The anti-rank \(S_i\) is given by \(n + 1 - R_i\). We know that \(W_{\varphi+} = \sum_{i=1}^{n}\mathrm{sgn}(X_i) a^{+}(R_{|X_i|})\). It is also stated that we can write \(W_{\varphi+}\) in terms of \(S_i\), or anti-ranks, so that we can say \(W_{\varphi+} = \sum_{i=1}^{n}\mathrm{sgn}(X_i) a^{+}(S_{|X_i|})\). Now we need to prove that \(W_{\varphi+}\) is distribution-free under \(H_0\). This can be proved by recognizing the fact that when \(\theta = 0\), \(W_{\varphi+}\) distribution only depends on the ranks of \(|X_i|\) or \(S_{|X_i|}\), and is unaffected by the true distribution of \(X_i\), making it distribution-free.

Finding the mean and variance of the score statistic under null hypothesis

Mean and variance of \(W_{\varphi+}\) under \(H_0\) where \(\theta=0\) have standard formulas given by \(\mu_{W_{\varphi+}} = n(\mu_{\varphi+})\) \(Var_{W_{\varphi+}} = n(\sigma^2_{\varphi+}-(\mu_{\varphi+})^2+nCov_{\varphi+,\varphi+})\). Here, \(\mu_{\varphi+}\), \(\sigma_{\varphi+}\) and \(Cov_{\varphi+,\varphi+}\) are the mean, standard deviation and covariance of the score function.

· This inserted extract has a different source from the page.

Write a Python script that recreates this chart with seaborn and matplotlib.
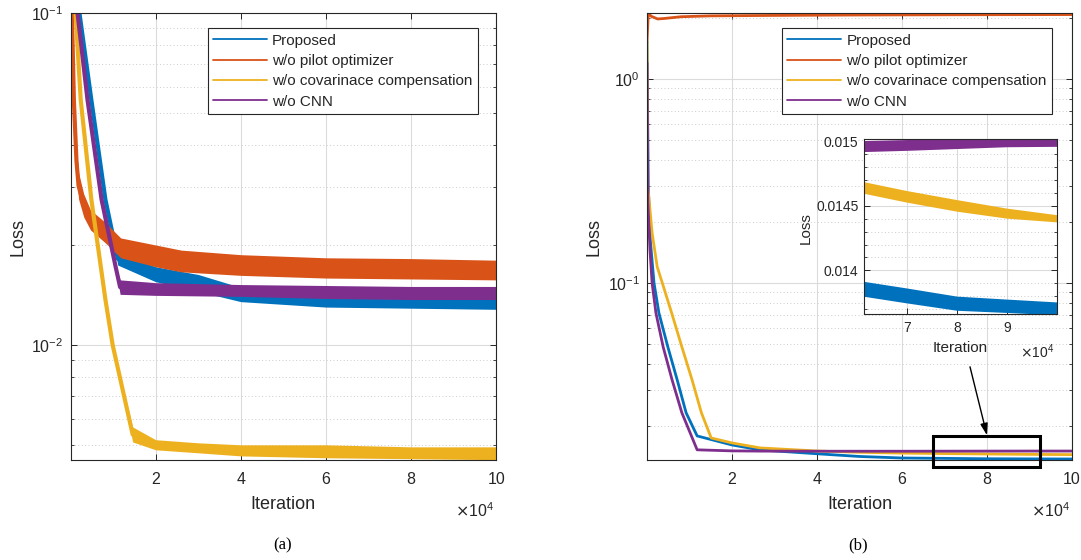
import numpy as np
import pandas as pd
import matplotlib
matplotlib.use("Agg")
import matplotlib.pyplot as plt
import seaborn as sns
from matplotlib.lines import Line2D
from matplotlib.patches import Rectangle
from matplotlib.ticker import FixedLocator, MultipleLocator, NullFormatter, FixedFormatter

# ---------------- data ----------------
series_names = ["Proposed", "w/o pilot optimizer", "w/o covarinace compensation", "w/o CNN"]
series_colors = ["#0072BD", "#D95319", "#EDB120", "#7E2F8E"]

# panel (a): iteration (x1e4), lower / upper envelope of the loss band
a_prop_x = [0.14, 0.21, 0.49, 0.82, 1.11, 2, 3, 4, 6, 8, 10]
a_prop_lo = [0.116, 0.1, 0.0547, 0.0274, 0.0174, 0.0155, 0.0145, 0.0135, 0.0130, 0.0129, 0.0128]
a_prop_hi = [0.116, 0.1, 0.0547, 0.0274, 0.0190, 0.0172, 0.0163, 0.0149, 0.0143, 0.0141, 0.0140]

a_pilot_x = [0.02, 0.08, 0.14, 0.19, 0.31, 0.47, 0.8, 1.18, 2, 2.6, 4, 6, 8, 10]
a_pilot_lo = [0.112, 0.049, 0.0325, 0.0275, 0.0243, 0.0222, 0.0204, 0.0183, 0.0172, 0.0166, 0.0162, 0.0159, 0.0158, 0.0157]
a_pilot_hi = [0.125, 0.060, 0.0395, 0.0330, 0.0285, 0.0255, 0.0235, 0.0210, 0.0200, 0.0193, 0.0187, 0.0183, 0.0182, 0.0180]

a_cov_x = [0.07, 0.12, 0.24, 0.49, 0.82, 0.99, 1.46, 2, 3, 4, 6, 8, 10]
a_cov_lo = [0.128, 0.1, 0.0547, 0.0274, 0.0137, 0.0100, 0.0051, 0.00483, 0.00473, 0.00463, 0.00457, 0.00454, 0.00451]
a_cov_hi = [0.128, 0.1, 0.0547, 0.0274, 0.0137, 0.0100, 0.00566, 0.00518, 0.00507, 0.00500, 0.00500, 0.00493, 0.00493]

a_cnn_x = [0.1, 0.165, 0.40, 0.73, 1.06, 1.165, 2, 4, 6, 8, 10]
a_cnn_lo = [0.118, 0.1, 0.0547, 0.0274, 0.0172, 0.0142, 0.0141, 0.0140, 0.0138, 0.0137, 0.0137]
a_cnn_hi = [0.118, 0.1, 0.0547, 0.0274, 0.0172, 0.0157, 0.0154, 0.0152, 0.0151, 0.0150, 0.0150]

# panel (b): iteration (x1e4), loss, half-width of the oscillation band
b_prop_x = [0, 0.03, 0.08, 0.165, 0.28, 0.49, 0.71, 0.92, 1.18, 2, 2.66, 4, 5, 6, 7, 8, 9, 10]
b_prop_y = [1.52, 0.3, 0.16, 0.1, 0.0713, 0.0486, 0.0335, 0.0231, 0.01778, 0.01606, 0.01518,
            0.01454, 0.0141, 0.01386, 0.0138, 0.01374, 0.01372, 0.0137]
b_prop_s = [0, 0, 0, 0, 0, 0, 0, 0, 0.00005, 0.00005, 0.00005, 0.00005, 0.000058, 0.000058,
            0.000058, 0.000055, 0.000052, 0.00005]

b_pilot_x = [0, 0.03, 0.1, 0.25, 0.4, 0.8, 1.5, 3, 5, 7, 10]
b_pilot_y = [1.52, 2.1, 2.03, 1.97, 1.98, 2.02, 2.04, 2.05, 2.06, 2.065, 2.07]
b_pilot_s = [0, 0, 0, 0, 0, 0, 0, 0, 0, 0, 0]

b_cov_x = [0, 0.02, 0.12, 0.24, 0.36, 0.58, 0.82, 1.06, 1.28, 1.51, 2, 2.66, 4, 5, 6, 7, 8, 9, 10]
b_cov_y = [1.52, 0.296, 0.176, 0.12, 0.1, 0.0713, 0.0486, 0.0335, 0.0231, 0.01738, 0.01643,
           0.01553, 0.0150, 0.01478, 0.01465, 0.01457, 0.0145, 0.01444, 0.0144]
b_cov_s = [0, 0, 0, 0, 0, 0, 0, 0, 0, 0.00005, 0.00005, 0.00005, 0.000045, 0.000045, 0.000045,
           0.000045, 0.000045, 0.000039, 0.000028]

b_cnn_x = [0, 0.02, 0.07, 0.12, 0.21, 0.38, 0.59, 0.82, 1.18, 2, 2.66, 4, 5, 6, 7, 8, 9, 10]
b_cnn_y = [1.2, 0.25, 0.145, 0.1, 0.0713, 0.0486, 0.0335, 0.0231, 0.0152, 0.01502, 0.01498,
           0.01496, 0.01496, 0.01496, 0.01497, 0.01498, 0.01499, 0.01499]
b_cnn_s = [0, 0, 0, 0, 0, 0, 0, 0, 0.000045, 0.000045, 0.000045, 0.000045, 0.000043, 0.000043,
           0.000042, 0.000038, 0.000034, 0.000031]

x_ticks = [2, 4, 6, 8, 10]
inset_xticks = [7, 8, 9]
inset_yticks = [0.014, 0.0145, 0.015]
inset_yticklabels = ["0.014", "0.0145", "0.015"]

# ---------------- style ----------------
sns.set_style("ticks")
plt.rcParams["font.family"] = ["Liberation Sans", "DejaVu Sans"]
plt.rcParams["axes.edgecolor"] = "0.15"
plt.rcParams["axes.linewidth"] = 0.8
plt.rcParams["text.color"] = "0.15"
plt.rcParams["axes.labelcolor"] = "0.15"

dark = "0.15"

fig = plt.figure(figsize=(10.81, 5.6), dpi=100)
axL = fig.add_axes([70.5 / 1081, 1 - 460 / 560, (496.2 - 70.5) / 1081, 447 / 560])
axR = fig.add_axes([647 / 1081, 1 - 460 / 560, 425 / 1081, 447 / 560])


def style_axes(ax, labelsize=11.5):
    ax.set_axisbelow(True)
    ax.tick_params(which="both", direction="in", top=True, right=True,
                   colors=dark, labelsize=labelsize)
    ax.tick_params(which="major", length=4, width=0.7)
    ax.tick_params(which="minor", length=2.3, width=0.6)
    ax.tick_params(axis="x", which="major", pad=9)
    ax.tick_params(axis="y", which="major", pad=5)
    ax.grid(True, which="major", color="0.86", lw=0.8, ls="-")
    ax.grid(True, which="minor", axis="y", color="0.80", lw=0.7, ls=(0, (1, 2.5)))
    for s in ax.spines.values():
        s.set_color(dark)
        s.set_linewidth(0.8)


handles = [Line2D([0], [0], color=c, lw=1.3) for c in series_colors]
legend_kw = dict(loc="upper left", frameon=True, fancybox=False, edgecolor=dark, framealpha=1,
                 fontsize=11, handlelength=3.5, handletextpad=0.35, labelspacing=0.42,
                 borderpad=0.35, borderaxespad=0)

# ---------------- panel (a) ----------------
panel_a = [(a_prop_x, a_prop_lo, a_prop_hi), (a_pilot_x, a_pilot_lo, a_pilot_hi),
           (a_cov_x, a_cov_lo, a_cov_hi), (a_cnn_x, a_cnn_lo, a_cnn_hi)]
axL.set_yscale("log")
for (xs, lo, hi), c in zip(panel_a, series_colors):
    lo = np.array(lo); hi = np.array(hi)
    df = pd.DataFrame({"x": xs, "y": np.sqrt(lo * hi)})
    sns.lineplot(data=df, x="x", y="y", ax=axL, color=c, linewidth=3, sort=False,
                 estimator=None, legend=False, zorder=2)
    axL.fill_between(xs, lo, hi, color=c, lw=0, zorder=2)

axL.set_xlim(0, 10)
axL.set_ylim(0.0045, 0.1)
axL.xaxis.set_major_locator(FixedLocator(x_ticks))
axL.yaxis.set_minor_formatter(NullFormatter())
style_axes(axL)
axL.set_xlabel("Iteration", fontsize=13)
axL.set_ylabel("Loss", fontsize=13)
axL.xaxis.label.set_va("center")
axL.yaxis.label.set_va("center")
axL.xaxis.set_label_coords(0.5, -0.1)
axL.yaxis.set_label_coords(-0.123, 0.5)
axL.text(0.995, -0.114, r"$\times\mathdefault{10^{4}}$", transform=axL.transAxes,
         ha="right", va="center", fontsize=11.5, color=dark)
legL = axL.legend(handles, series_names, bbox_to_anchor=(0.323, 0.966), **legend_kw)
legL.get_frame().set_linewidth(0.8)

# ---------------- panel (b) ----------------
panel_b = [(b_prop_x, b_prop_y, b_prop_s), (b_pilot_x, b_pilot_y, b_pilot_s),
           (b_cov_x, b_cov_y, b_cov_s), (b_cnn_x, b_cnn_y, b_cnn_s)]
axR.set_yscale("log")
for (xs, ys, ss), c in zip(panel_b, series_colors):
    df = pd.DataFrame({"x": xs, "y": ys})
    sns.lineplot(data=df, x="x", y="y", ax=axR, color=c, linewidth=2, sort=False,
                 estimator=None, legend=False, zorder=2)
axR.set_xlim(0, 10)
axR.set_ylim(0.01355, 2.107)
axR.xaxis.set_major_locator(FixedLocator(x_ticks))
axR.yaxis.set_minor_formatter(NullFormatter())
style_axes(axR)
axR.set_xlabel("Iteration", fontsize=13)
axR.set_ylabel("Loss", fontsize=13)
axR.xaxis.label.set_va("center")
axR.yaxis.label.set_va("center")
axR.xaxis.set_label_coords(0.5, -0.1)
axR.yaxis.set_label_coords(-0.125, 0.5)
axR.text(0.995, -0.114, r"$\times\mathdefault{10^{4}}$", transform=axR.transAxes,
         ha="right", va="center", fontsize=11.5, color=dark)
legR = axR.legend(handles, series_names, bbox_to_anchor=(0.318, 0.966), **legend_kw)
legR.get_frame().set_linewidth(0.8)

# zoom rectangle and arrow
axR.add_patch(Rectangle((6.73, 0.01253), 9.25 - 6.73, 0.01778 - 0.01253, fill=False,
                        ec="black", lw=2.2, clip_on=False, zorder=6))
axR.annotate("", xy=(8.0, 0.0179), xytext=(7.6, 0.0388),
             arrowprops=dict(arrowstyle="-|>,head_length=0.7,head_width=0.22",
                             color="black", lw=1.0, shrinkA=0, shrinkB=0), zorder=7)

# ---------------- inset ----------------
axI = fig.add_axes([864 / 1081, 1 - 314 / 560, 193 / 1081, 175 / 560])
axI.set_facecolor("white")
for (xs, ys, ss), c in zip(panel_b, series_colors):
    ys_a = np.array(ys); ss_a = np.array(ss)
    df = pd.DataFrame({"x": xs, "y": ys})
    sns.lineplot(data=df, x="x", y="y", ax=axI, color=c, linewidth=1.2, sort=False,
                 estimator=None, legend=False, zorder=2)
    axI.fill_between(xs, ys_a - ss_a, ys_a + ss_a, color=c, lw=0, zorder=2)
axI.set_xlim(6.13, 10)
axI.set_ylim(0.01366, 0.01502)
axI.xaxis.set_major_locator(FixedLocator(inset_xticks))
axI.yaxis.set_major_locator(FixedLocator(inset_yticks))
axI.yaxis.set_major_formatter(FixedFormatter(inset_yticklabels))
axI.yaxis.set_minor_locator(MultipleLocator(0.0001))
style_axes(axI, labelsize=10)
axI.tick_params(axis="x", which="major", pad=5)
axI.tick_params(axis="y", which="major", pad=4)
axI.set_xlabel("Iteration", fontsize=11)
axI.set_ylabel("Loss", fontsize=11)
axI.xaxis.label.set_va("center")
axI.yaxis.label.set_va("center")
axI.xaxis.set_label_coords(0.5, -0.194)
axI.yaxis.set_label_coords(-0.30, 0.49)
axI.text(0.985, -0.217, r"$\times\mathdefault{10^{4}}$", transform=axI.transAxes,
         ha="right", va="center", fontsize=10, color=dark)

# captions
fig.text(283 / 1081, 1 - 545 / 560, "(a)", ha="center", va="center", fontsize=12,
         family="Liberation Serif", color="black")
fig.text(858 / 1081, 1 - 545 / 560, "(b)", ha="center", va="center", fontsize=12,
         family="Liberation Serif", color="black")

fig.savefig("out.png", dpi=100)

Finding the asymptotic test

The asymptotic test can be found by using the Central Limit Theorem (CLT) which states that if you have a sum of many independent random variables, under certain conditions, the distribution of that sum will approximate a normal distribution. In this case, under \(H_0\), if we take \(W_{\varphi+}\) as the sum of many independent random variables, when standardized it will follow an asymptotically normal distribution, z~\(N(0,1)\).